The solution to a crime and the evidence to prosecute the perpetrator are often at odds. The laws of evidence are strict, and full of pitfalls. An improper question by the policeman conducting the investigation can result in the inadmissibility of the answer as evidence or even in a reversal on appeal.

Rigid procedures in questioning get, however, in the way of the interrogator. He is seeking to find rapport with a suspect, looking to relax him, even carry him companionably into a confession. That is at odds with a district attorney’s approach. A prosecutor looks to keep the evidence pristine.

Whether an interrogator is more interested in the solution of a crime or in gathering enough evidence to make a conviction stick, the need in both cases is, however, not to have a tape recorder. The machine, after all, will reveal every step in the questioning that might be in arguable violation of the prisoner’s rights: Given the tricks, threats, and traps through which an interrogation progresses, a transcript is a breeding ground for appeals.

In Russia, KGB officers found it impossible to believe that the police department of a city as large as Dallas would function without a tape recorder, but then, the KGB had never had to contend with
Miranda
(or with its precursors before 1966) and so did not understand that one mistake in phrasing, visible there in a transcript, could overturn a conviction.

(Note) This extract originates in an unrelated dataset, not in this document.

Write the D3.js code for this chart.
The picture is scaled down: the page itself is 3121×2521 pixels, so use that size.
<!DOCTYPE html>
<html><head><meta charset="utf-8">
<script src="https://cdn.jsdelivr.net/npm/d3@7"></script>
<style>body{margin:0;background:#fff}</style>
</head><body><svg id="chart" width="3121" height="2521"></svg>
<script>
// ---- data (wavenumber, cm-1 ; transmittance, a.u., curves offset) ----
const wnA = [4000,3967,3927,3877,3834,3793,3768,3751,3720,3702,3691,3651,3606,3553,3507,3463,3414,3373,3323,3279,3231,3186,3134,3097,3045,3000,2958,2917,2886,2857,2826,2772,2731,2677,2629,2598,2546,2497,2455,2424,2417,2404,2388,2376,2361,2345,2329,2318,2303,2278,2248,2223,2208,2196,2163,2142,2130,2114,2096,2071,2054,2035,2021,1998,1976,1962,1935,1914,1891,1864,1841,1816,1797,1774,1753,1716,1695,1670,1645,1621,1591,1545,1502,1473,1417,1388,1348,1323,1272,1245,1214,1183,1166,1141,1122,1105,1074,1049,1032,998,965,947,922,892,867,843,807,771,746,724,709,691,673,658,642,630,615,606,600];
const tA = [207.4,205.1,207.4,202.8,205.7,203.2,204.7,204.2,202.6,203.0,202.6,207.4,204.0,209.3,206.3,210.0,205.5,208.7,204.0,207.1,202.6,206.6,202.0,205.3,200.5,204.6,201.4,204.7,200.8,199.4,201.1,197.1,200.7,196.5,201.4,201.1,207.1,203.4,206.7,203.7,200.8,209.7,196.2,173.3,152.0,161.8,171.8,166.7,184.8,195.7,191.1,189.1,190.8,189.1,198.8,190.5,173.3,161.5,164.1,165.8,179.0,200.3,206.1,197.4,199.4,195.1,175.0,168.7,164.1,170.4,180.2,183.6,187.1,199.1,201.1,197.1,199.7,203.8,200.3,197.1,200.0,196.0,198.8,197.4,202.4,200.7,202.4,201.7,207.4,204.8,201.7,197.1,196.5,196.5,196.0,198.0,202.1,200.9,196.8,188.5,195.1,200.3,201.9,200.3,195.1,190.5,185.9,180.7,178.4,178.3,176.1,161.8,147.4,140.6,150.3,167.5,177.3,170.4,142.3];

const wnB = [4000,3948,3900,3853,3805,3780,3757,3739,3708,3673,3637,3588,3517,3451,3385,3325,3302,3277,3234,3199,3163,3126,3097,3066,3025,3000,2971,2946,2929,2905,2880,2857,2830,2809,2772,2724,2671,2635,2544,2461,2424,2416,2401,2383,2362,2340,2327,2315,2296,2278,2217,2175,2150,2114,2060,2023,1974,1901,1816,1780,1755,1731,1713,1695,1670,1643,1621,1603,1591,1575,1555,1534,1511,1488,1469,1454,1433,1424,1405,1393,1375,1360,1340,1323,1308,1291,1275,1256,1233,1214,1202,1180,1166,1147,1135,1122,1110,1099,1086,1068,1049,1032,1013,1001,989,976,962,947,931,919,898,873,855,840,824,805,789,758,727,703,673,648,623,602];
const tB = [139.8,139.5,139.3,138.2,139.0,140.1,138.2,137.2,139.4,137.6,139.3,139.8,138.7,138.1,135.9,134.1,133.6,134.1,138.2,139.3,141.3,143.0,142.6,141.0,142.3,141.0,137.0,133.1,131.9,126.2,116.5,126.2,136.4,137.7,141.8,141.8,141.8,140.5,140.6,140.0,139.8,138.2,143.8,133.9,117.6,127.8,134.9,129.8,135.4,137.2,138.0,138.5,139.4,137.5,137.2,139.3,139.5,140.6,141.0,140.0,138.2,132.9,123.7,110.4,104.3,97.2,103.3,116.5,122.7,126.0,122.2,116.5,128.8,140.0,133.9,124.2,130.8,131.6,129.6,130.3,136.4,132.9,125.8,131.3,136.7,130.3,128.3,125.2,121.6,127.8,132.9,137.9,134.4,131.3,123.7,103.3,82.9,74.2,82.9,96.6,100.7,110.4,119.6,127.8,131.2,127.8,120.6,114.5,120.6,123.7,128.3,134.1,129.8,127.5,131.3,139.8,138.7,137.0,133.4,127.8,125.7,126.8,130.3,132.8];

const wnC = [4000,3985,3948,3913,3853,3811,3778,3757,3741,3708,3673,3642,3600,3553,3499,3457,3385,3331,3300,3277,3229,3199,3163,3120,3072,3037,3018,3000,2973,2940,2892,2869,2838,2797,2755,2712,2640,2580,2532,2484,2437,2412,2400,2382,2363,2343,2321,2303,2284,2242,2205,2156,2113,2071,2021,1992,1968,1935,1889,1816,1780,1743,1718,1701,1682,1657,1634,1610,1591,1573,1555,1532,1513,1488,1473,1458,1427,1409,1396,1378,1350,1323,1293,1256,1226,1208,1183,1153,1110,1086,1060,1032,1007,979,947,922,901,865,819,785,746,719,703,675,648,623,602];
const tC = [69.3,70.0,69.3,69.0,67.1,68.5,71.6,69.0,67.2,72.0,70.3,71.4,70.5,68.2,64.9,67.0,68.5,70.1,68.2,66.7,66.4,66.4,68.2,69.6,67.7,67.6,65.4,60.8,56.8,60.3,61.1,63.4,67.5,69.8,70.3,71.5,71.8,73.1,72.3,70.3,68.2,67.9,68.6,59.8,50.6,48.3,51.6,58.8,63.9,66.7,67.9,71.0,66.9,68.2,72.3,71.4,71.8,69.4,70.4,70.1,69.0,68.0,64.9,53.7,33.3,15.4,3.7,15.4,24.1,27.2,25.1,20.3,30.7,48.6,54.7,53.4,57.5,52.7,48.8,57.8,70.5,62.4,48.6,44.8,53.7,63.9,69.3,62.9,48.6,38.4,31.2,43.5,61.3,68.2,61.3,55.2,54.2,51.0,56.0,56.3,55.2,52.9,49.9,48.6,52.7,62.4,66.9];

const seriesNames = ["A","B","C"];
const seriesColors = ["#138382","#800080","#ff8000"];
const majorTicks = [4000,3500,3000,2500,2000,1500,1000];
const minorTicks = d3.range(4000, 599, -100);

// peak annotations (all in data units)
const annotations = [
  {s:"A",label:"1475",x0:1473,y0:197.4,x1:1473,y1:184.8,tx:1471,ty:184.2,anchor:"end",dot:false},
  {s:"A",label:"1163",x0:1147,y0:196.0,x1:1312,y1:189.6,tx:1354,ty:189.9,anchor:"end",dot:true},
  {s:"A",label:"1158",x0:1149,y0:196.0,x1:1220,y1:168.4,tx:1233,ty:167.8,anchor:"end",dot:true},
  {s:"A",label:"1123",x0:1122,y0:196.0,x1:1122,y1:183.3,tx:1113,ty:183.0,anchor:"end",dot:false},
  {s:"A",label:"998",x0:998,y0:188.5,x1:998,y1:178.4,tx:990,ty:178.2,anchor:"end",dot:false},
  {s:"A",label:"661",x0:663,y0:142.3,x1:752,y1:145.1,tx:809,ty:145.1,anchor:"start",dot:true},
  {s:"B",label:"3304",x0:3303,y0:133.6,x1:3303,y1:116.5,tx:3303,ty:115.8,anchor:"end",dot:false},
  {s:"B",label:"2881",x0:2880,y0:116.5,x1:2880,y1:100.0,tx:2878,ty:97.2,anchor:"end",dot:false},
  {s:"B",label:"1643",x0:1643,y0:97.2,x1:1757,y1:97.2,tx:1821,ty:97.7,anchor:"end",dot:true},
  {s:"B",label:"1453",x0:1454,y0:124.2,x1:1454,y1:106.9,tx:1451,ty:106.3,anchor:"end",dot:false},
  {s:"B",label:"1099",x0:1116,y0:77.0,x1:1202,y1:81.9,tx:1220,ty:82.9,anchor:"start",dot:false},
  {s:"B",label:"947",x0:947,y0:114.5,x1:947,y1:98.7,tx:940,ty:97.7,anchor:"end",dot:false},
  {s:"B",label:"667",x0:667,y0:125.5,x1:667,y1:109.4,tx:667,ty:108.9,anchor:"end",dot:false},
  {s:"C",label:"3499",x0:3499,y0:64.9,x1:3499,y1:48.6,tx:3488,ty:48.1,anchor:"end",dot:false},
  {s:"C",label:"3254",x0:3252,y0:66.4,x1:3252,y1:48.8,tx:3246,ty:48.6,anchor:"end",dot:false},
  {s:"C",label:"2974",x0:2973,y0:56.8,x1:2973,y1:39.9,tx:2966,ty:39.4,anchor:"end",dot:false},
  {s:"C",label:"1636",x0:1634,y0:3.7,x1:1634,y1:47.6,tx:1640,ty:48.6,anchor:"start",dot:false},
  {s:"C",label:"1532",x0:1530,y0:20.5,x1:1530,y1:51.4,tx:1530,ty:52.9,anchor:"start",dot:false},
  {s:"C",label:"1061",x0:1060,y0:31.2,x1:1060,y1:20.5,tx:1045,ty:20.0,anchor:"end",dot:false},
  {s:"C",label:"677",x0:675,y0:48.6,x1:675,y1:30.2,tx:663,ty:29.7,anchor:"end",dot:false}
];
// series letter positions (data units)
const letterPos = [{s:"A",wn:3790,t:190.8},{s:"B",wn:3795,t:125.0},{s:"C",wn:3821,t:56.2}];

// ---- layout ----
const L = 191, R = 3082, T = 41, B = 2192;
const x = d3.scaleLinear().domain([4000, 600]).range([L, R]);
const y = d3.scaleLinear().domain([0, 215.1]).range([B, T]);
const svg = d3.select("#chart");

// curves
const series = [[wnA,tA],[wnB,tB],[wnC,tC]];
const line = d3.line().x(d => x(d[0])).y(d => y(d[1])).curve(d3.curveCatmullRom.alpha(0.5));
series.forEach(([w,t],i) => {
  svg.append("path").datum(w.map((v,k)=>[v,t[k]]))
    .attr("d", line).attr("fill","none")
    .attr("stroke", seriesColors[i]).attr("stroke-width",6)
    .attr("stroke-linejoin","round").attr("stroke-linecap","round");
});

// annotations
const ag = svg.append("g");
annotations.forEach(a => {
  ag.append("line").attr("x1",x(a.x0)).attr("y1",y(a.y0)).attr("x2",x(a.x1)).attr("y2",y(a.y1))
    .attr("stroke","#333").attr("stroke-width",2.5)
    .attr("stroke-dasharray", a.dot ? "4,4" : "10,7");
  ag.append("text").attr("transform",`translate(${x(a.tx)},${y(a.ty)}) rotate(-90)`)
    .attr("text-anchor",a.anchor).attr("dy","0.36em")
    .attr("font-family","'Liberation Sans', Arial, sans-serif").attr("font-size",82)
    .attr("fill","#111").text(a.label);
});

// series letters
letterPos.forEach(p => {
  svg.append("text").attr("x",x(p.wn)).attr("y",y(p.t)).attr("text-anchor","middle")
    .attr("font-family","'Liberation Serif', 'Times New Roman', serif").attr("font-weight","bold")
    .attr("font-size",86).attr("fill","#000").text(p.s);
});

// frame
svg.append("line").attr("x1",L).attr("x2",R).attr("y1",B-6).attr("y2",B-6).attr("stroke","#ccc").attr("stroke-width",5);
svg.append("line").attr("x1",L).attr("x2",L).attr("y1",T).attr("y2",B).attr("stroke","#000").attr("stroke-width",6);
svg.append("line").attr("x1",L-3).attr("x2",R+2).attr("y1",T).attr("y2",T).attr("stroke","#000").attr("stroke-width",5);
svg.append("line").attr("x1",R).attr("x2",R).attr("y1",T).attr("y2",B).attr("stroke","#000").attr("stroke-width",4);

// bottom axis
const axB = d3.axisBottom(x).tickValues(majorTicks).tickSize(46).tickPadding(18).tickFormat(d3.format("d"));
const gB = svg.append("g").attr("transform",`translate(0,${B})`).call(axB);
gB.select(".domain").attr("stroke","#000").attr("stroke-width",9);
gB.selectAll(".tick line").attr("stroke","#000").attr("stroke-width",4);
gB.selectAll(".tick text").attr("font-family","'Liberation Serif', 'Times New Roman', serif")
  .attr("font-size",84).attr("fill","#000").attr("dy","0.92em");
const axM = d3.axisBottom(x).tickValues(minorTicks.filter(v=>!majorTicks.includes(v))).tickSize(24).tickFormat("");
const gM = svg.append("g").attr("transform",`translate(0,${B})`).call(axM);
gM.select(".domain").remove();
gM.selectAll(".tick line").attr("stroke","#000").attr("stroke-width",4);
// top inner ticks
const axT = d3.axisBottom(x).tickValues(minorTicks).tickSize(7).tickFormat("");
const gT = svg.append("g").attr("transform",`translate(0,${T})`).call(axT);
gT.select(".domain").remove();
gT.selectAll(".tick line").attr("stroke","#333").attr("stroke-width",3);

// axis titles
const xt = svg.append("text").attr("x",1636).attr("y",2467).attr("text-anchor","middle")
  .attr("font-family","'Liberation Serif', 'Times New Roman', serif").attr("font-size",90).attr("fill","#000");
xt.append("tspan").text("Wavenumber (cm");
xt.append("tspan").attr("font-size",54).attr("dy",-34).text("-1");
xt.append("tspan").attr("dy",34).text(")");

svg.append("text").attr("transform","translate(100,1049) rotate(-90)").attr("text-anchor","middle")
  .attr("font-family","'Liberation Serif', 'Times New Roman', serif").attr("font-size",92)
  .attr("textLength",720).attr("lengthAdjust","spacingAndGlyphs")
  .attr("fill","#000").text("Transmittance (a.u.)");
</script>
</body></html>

Captain Fritz might have paid lip service to the department’s need for a recording instrument, but odds are he had no use for one until this exceptional weekend in November, when there was not only Lee Harvey Oswald to deal with, but the gathering suspicion of the world community that the police in Dallas had been up to no good with this man Oswald.

By now, it is possible to believe that Fritz, under the circumstances, was simply doing his best, or so it appears.

In any event, he began with quiet, relatively easy questions:

MR. FRITZ.
I asked Oswald about why he was registered under that other name . . . of O. H. Lee. He said, well, the lady didn’t understand him, she put it down there and he just left it that way.